Trumping traditional portraiture conventions of his day, Sargent shows the daughters dispersed around a room, two standing in a darkened doorframe in the background, one girl by herself to the left of the doorframe and a smaller girl sitting on a large carpet with a doll. All but one of the daughters stare hauntingly out at us, the image less one of childhood than of the emptiness and silence that occupies the space around the sisters.

Also on this floor are works by a number of important American Impressionist artists such as Mary Cassatt and William Merritt Chase, some painters of the Aesthetic period like James Abbott McNeill Whistler, and the staple of turn-of-the-century decorative art, Louis Comfort Tiffany.

The final stop on the third floor brings visitors to the arts of the 20th century. Covering a broad range of modern American art, the galleries exhibit painters like Edward Hopper and Georgia O'Keefe, who represent painting from American Regionalism to the modernist style par-excellence, Abstract Expressionism.

The two central galleries feature one of Alexander Calder's famous mobiles, "Mobil Blanc," a painted steel example from 1971. It floats above the other paintings in the room, providing a counter-point to the flat, 2-D forms that are the staples of modernists like Frank Stella by expanding them into 3-D space.

One of my favorite works from this room is "Untitled," an oil painting by Mark Rothko from 1970. Rothko's large canvas is a beautiful harmony of colors: two organically painted rectangles in layered blacks and browns over a vibrant violet.
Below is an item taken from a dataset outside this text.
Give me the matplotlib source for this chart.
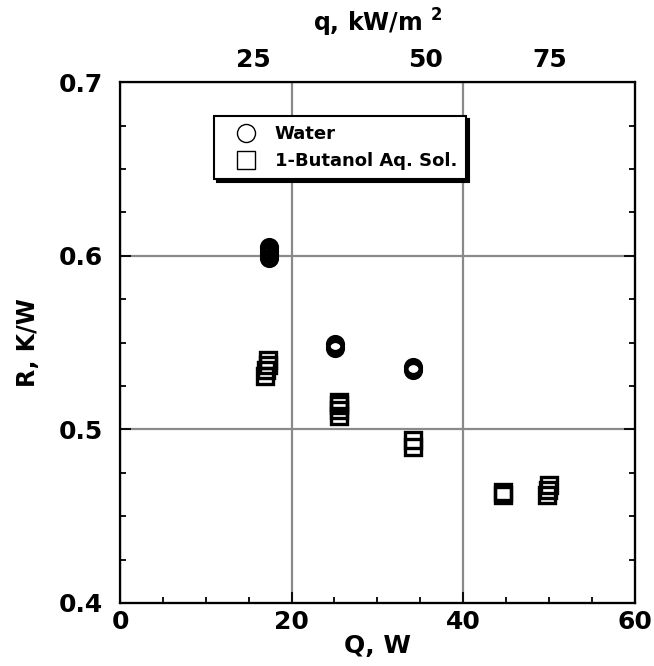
import matplotlib
matplotlib.use("Agg")
import matplotlib.pyplot as plt
from matplotlib.lines import Line2D

plt.rcParams['font.family'] = ['DejaVu Sans']
plt.rcParams['font.weight'] = 'bold'
plt.rcParams['mathtext.fontset'] = 'custom'
plt.rcParams['mathtext.rm'] = 'DejaVu Sans:bold'
plt.rcParams['mathtext.bf'] = 'DejaVu Sans:bold'

# data
water_Q = [17.4, 17.4, 17.4, 17.4, 25.1, 25.1, 34.1, 34.1]
water_R = [0.599, 0.601, 0.603, 0.605, 0.547, 0.549, 0.534, 0.536]

butanol_Q = [16.9, 17.0, 17.2, 17.2, 25.5, 25.5, 25.5, 25.5,
             34.1, 34.2, 44.6, 44.6, 49.8, 49.9, 50.0]
butanol_R = [0.531, 0.534, 0.537, 0.540, 0.508, 0.511, 0.514, 0.516,
             0.490, 0.494, 0.462, 0.464, 0.462, 0.465, 0.468]

q_ticks_at_Q = [15.6, 35.6, 50.1]
q_tick_labels = ['25', '50', '75']

fig = plt.figure(figsize=(6.54, 6.66), dpi=100)
ax = fig.add_axes([0.1835, 0.0946, 0.787, 0.782])

ax.plot(water_Q, water_R, 'o', ms=10.8, mfc='none', mec='black', mew=3.0,
        linestyle='none', zorder=3)
ax.plot(butanol_Q, butanol_R, 's', ms=12.2, mfc='none', mec='black', mew=2.4,
        linestyle='none', zorder=3)

ax.set_xlim(0, 60)
ax.set_ylim(0.4, 0.7)
ax.set_xticks([0, 20, 40, 60])
ax.set_xticks(range(0, 61, 5), minor=True)
ax.set_yticks([0.4, 0.5, 0.6, 0.7])
ax.set_yticks([0.4 + 0.025 * i for i in range(13)], minor=True)
ax.set_yticklabels(['0.4', '0.5', '0.6', '0.7'])
ax.tick_params(which='both', direction='in', top=True, right=True,
               labelsize=18, width=1.3)
ax.tick_params(axis='y', pad=12)
ax.tick_params(axis='x', pad=5)
ax.tick_params(which='major', length=8)
ax.tick_params(which='minor', length=4)
ax.grid(True, which='major', color='#8a8a8a', linewidth=1.6)
for s in ax.spines.values():
    s.set_linewidth(1.6)

ax.set_xlabel('Q, W', fontsize=18, fontweight='bold', labelpad=0)
ax.set_ylabel('R, K/W', fontsize=17, fontweight='bold', labelpad=14)

# top axis: heat flux labels
top = ax.twiny()
top.set_xlim(ax.get_xlim())
top.set_xticks(q_ticks_at_Q)
top.set_xticklabels(q_tick_labels)
top.tick_params(axis='x', length=0, labelsize=18, pad=7)
top.set_xlabel('q, kW/m $^{2}$', fontsize=17, fontweight='bold', labelpad=12)

handles = [
    Line2D([], [], marker='o', ms=13, mfc='none', mec='black', mew=1.0, linestyle='none'),
    Line2D([], [], marker='s', ms=13, mfc='none', mec='black', mew=1.0, linestyle='none'),
]
leg = ax.legend(handles, ['Water', '1-Butanol Aq. Sol.'], loc='upper left',
                bbox_to_anchor=(0.183, 0.935), borderaxespad=0, fancybox=False,
                framealpha=1, edgecolor='black',
                prop={'weight': 'bold', 'size': 13}, handletextpad=0.35,
                labelspacing=0.5, borderpad=0.5, handlelength=2.5,
                shadow={'color': 'black', 'alpha': 1})
leg.get_frame().set_linewidth(1.5)

fig.savefig('out.png', dpi=100)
The combination of colors is vibrant: the rectangles of black floating over the striking purple. Rothko's paintings are incredibly spiritual despite their simplistic forms. This particular piece, executed in dark colors in the year that he died, is particularly emotive.

The MFA's new wing unites the old and the new, both in architecture and in its impressive survey of the arts of the Americas. The wing certainly projects this image of unification, both in the works it houses and the architecture itself. One hopes the welcoming space will work to open up the museum to the surrounding community, allowing the MFA to shed the stigma that art museums are needlessly elitist and become a real part of the Boston community.